Education in Ancient India


In Ancient India, literary education was generally the monopoly of the upper castes, although in some regions like South India low castes also had access to it. Vedic learning was everywhere confined to the Savarnas; and even among Brahmins, only a section had the right to study the Vadas and priesthood. Other castes were debarred form all higher studies by religious verdicts enforced by the Hindu State.
The Brahmins studied in special seminar started for the purpose, such as Tols, Vidyalysis and Chatuspathis. The medium of instruction was Sanskrit. The sacred language of the Hindus, by which only all religious and higher secular knowledge was expressed. For the common people, there were, in every village and town, vernacular schools which taught mainly reading, writing and rudiments of arithmetic. These schools also imparted religious instructions to the pupils. These schools were generally taken advantage of by the sons of traders; women, the lower castes and agriculturists hardly received any education. Thus education among Hindus, in Ancient India, was extremely restricted and for all, except the Brahmins, very poor in content. The Brahmins enjoyed monopoly of all higher education. Although education was the monopoly of upper castes, certain literary professions such as medicine (ayurveda) and astrology were also open to castes other than Brahmins.

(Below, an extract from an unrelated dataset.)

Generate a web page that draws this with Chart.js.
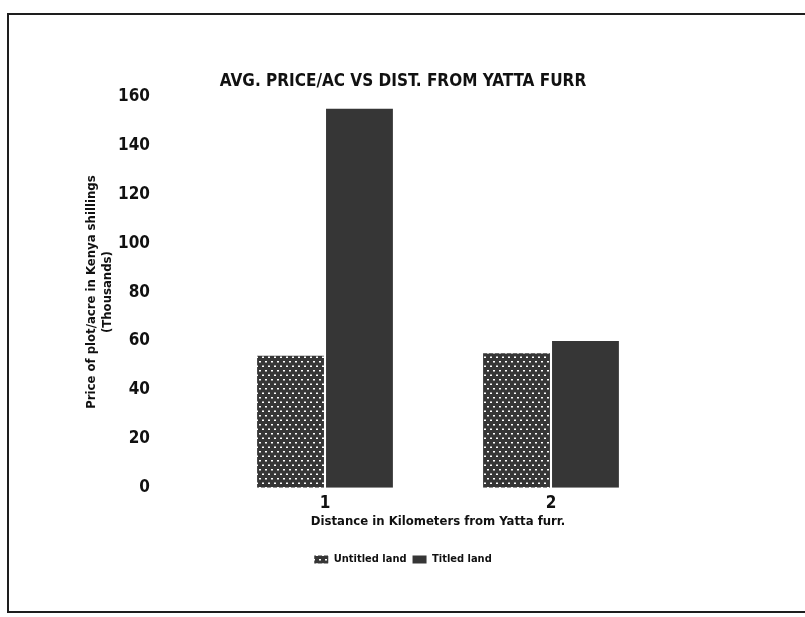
<!DOCTYPE html>
<html>
<head>
<meta charset="utf-8">
<script src="https://cdn.jsdelivr.net/npm/chart.js@4"></script>
<style>
  body { margin: 0; background: #fff; overflow: hidden; }
  #wrap { position: relative; width: 805px; height: 617px; }
  #frame {
    position: absolute; left: 7px; top: 13px; width: 820px; height: 596px;
    border: 2px solid #1e1e1e; border-right: none;
  }
  canvas { position: absolute; left: 0; top: 0; }
</style>
</head>
<body>
<div id="wrap">
  <div id="frame"></div>
  <canvas id="barChart" width="805" height="617"></canvas>
</div>
<script>
// distance from Yatta furrow (km)
const distances = ["1", "2"];
// average price per acre, thousands of Kenya shillings
const untitledLand = [54, 55];
const titledLand = [155, 60];
const seriesNames = ["Untitled land", "Titled land"];
const yTicks = [0, 20, 40, 60, 80, 100, 120, 140, 160];

const fontFam = "'Liberation Sans Narrow', 'DejaVu Sans Condensed', 'Arial Narrow', sans-serif";
const dark = "#363636";

// dotted fill like the old printer hatch
const makeDots = () => {
  const c = document.createElement("canvas");
  c.width = 6;
  c.height = 9;
  const g = c.getContext("2d");
  g.fillStyle = dark;
  g.fillRect(0, 0, 6, 9);
  g.fillStyle = "#fff";
  g.fillRect(1, 1, 2, 1.5);
  g.fillRect(4, 5.5, 2, 1.5);
  return g.createPattern(c, "repeat");
};
const dots = makeDots();

const ctx = document.getElementById("barChart").getContext("2d");
new Chart(ctx, {
  type: "bar",
  data: {
    labels: distances,
    datasets: [
      { label: seriesNames[0], data: untitledLand, backgroundColor: dots, borderWidth: 0 },
      { label: seriesNames[1], data: titledLand, backgroundColor: dark, borderWidth: 0 }
    ]
  },
  options: {
    responsive: false,
    animation: false,
    layout: { padding: { left: 80, right: 79, top: 61, bottom: 42 } },
    datasets: { bar: { categoryPercentage: 0.61, barPercentage: 0.97 } },
    plugins: {
      tooltip: { enabled: false },
      title: {
        display: true,
        text: "AVG. PRICE/AC VS DIST. FROM YATTA FURR",
        color: "#111",
        font: { family: fontFam, size: 17, weight: "bold" },
        padding: { top: 10, bottom: 5 }
      },
      legend: {
        position: "bottom",
        // empty title just to push the key down a bit
        title: { display: true, text: "", font: { size: 1 }, padding: { top: 17, bottom: 0 } },
        labels: {
          color: "#111",
          font: { family: fontFam, size: 11, weight: "bold" },
          boxWidth: 14,
          boxHeight: 8,
          padding: 6
        }
      }
    },
    scales: {
      x: {
        grid: { display: false, drawTicks: false },
        border: { display: false },
        ticks: { color: "#111", padding: 6, font: { family: fontFam, size: 17, weight: "bold" } },
        title: {
          display: true,
          text: "Distance in Kilometers from Yatta furr.",
          color: "#111",
          padding: { top: 0, bottom: 0 },
          font: { family: fontFam, size: 13, weight: "bold" }
        },
        afterFit: (axis) => { axis.height = 42; }
      },
      y: {
        min: 0,
        max: 160,
        grid: { display: false, drawTicks: false },
        border: { display: false },
        afterBuildTicks: (axis) => { axis.ticks = yTicks.map(v => ({ value: v })); },
        ticks: { color: "#111", padding: 62, font: { family: fontFam, size: 17, weight: "bold" } },
        title: {
          display: true,
          text: ["Price of plot/acre in Kenya shillings", "(Thousands)"],
          color: "#111",
          padding: { top: 4, bottom: 0 },
          font: { family: fontFam, size: 13, weight: "bold" },
          lineHeight: 1.15
        },
        afterFit: (axis) => { axis.width = 132; }
      },
      // empty right-hand box so the title sits centred on the page like the original
      yPad: {
        position: "right",
        display: true,
        grid: { display: false, drawTicks: false },
        border: { display: false },
        ticks: { display: false },
        afterFit: (axis) => { axis.width = 62; }
      }
    }
  }
});
</script>
</body>
</html>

The trading castes learnt accounting and book-keeping. While in the courts of kings there were persons who had specialized in the art of writing and the keeping records, in villages there were accountants who maintained land registers and revenue records. Further, this education, as part of the entire culture of Hindu society controlled and administrated by Brahmins was means of training the pupils in accepting the existing caste structure of Hindu society, believing in the infallibility of the Vedas, and of Brahmins, in interpreting these Vedas. It also taught the pupils the virtue of unconditional allegiance to elders, to parents, to teachers and to the king. In fact, education was a means of making the individual accept and conform to hierarchic structure of society and completely subordinating his individuality to it.